Saturday, December 11, 2010

Opening Up

I started practicing yoga almost two months ago and I am totally hooked. I love the part that I thought I would enjoy - the physical challenge, the alignment and the improved flexibility. But I'm also struck by how much I'm enjoying the emotional (or spiritual?) side of it. I was skeptical about the idea that a bunch of body twists could put me in touch with something, anything more than my muscles and tendons, but it seems that there's something to the supposed mystique of yoga. This morning, at the end of practice, one of the teachers helped me push back my shoulders - opening up my heart. Then, another teacher read a passage from Hand Wash Cold by Karen Maezen Miller. It was a portion I had heard before, and appreciated: about the inevitable suffering that life entails and how we can choose to turn towards the glimmers of beauty available to us in our ordinary lives. This same teacher had read it only two days before, so this was nothing new. But this morning, something about the story and, I think, having physically opened my heart, made the passage far more poignant. I found myself crying. Wow!

I came home and, after a quick breakfast, used the opening I had found to return to my novel-in-progress. This novel and I have had a contentious relationship, and recently, I've been a little mad at her. But I resolved today to overcome that. We sat down together, thought a little bit, imagined a little bit, and then I wrote more in one sitting than I've written in weeks.

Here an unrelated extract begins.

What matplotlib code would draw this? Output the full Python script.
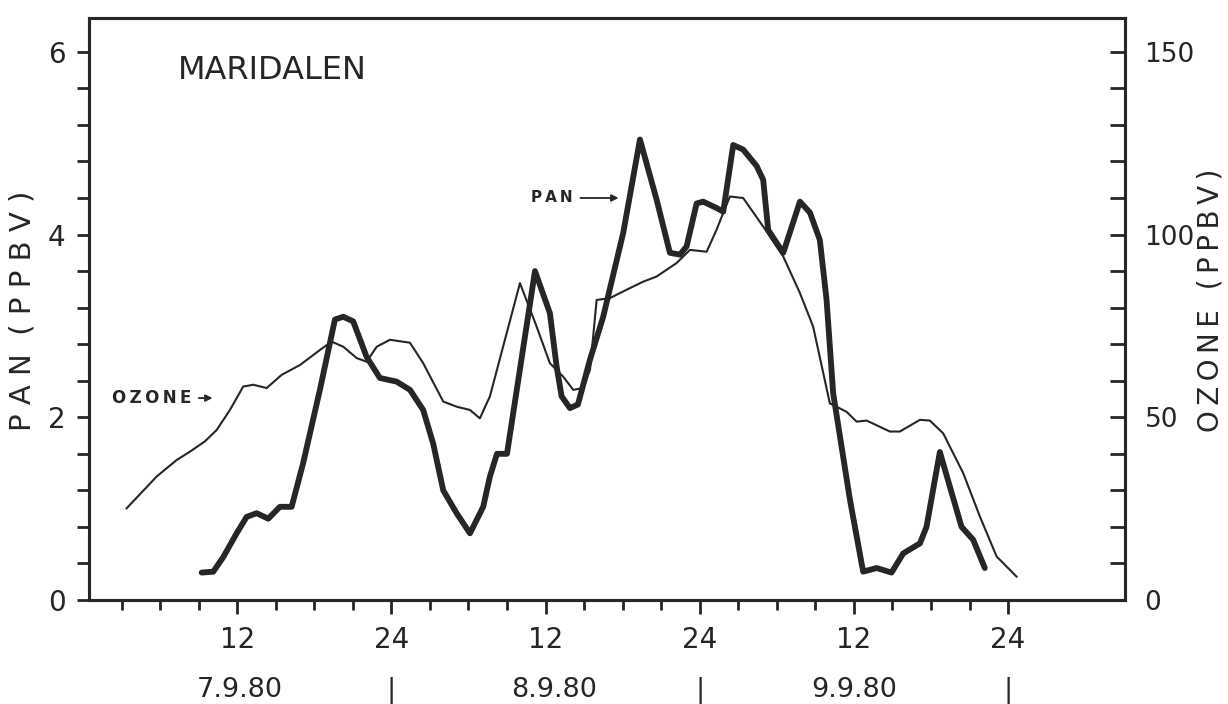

So, do you have writer's block? Maybe try yoga! What else works for folks?

4 comments:

Anonymous said...

I tell people that my entire first book - Momma Zen - came out of shoulder stand. Thank you.

Dhana said...

I can't imagine my life without yoga or my writing. They are inseperable.

Carrie Callaghan said...

Karen, you're welcome, you've definitely made a fan here! And Dhana, I think I'm coming to discover just that.

Rowenna said...

Awesome post! I've found that a good workout of any kind lets me zone and think in different ways than when my body is still--a good 45 minutes on the treadmill and new worlds open up!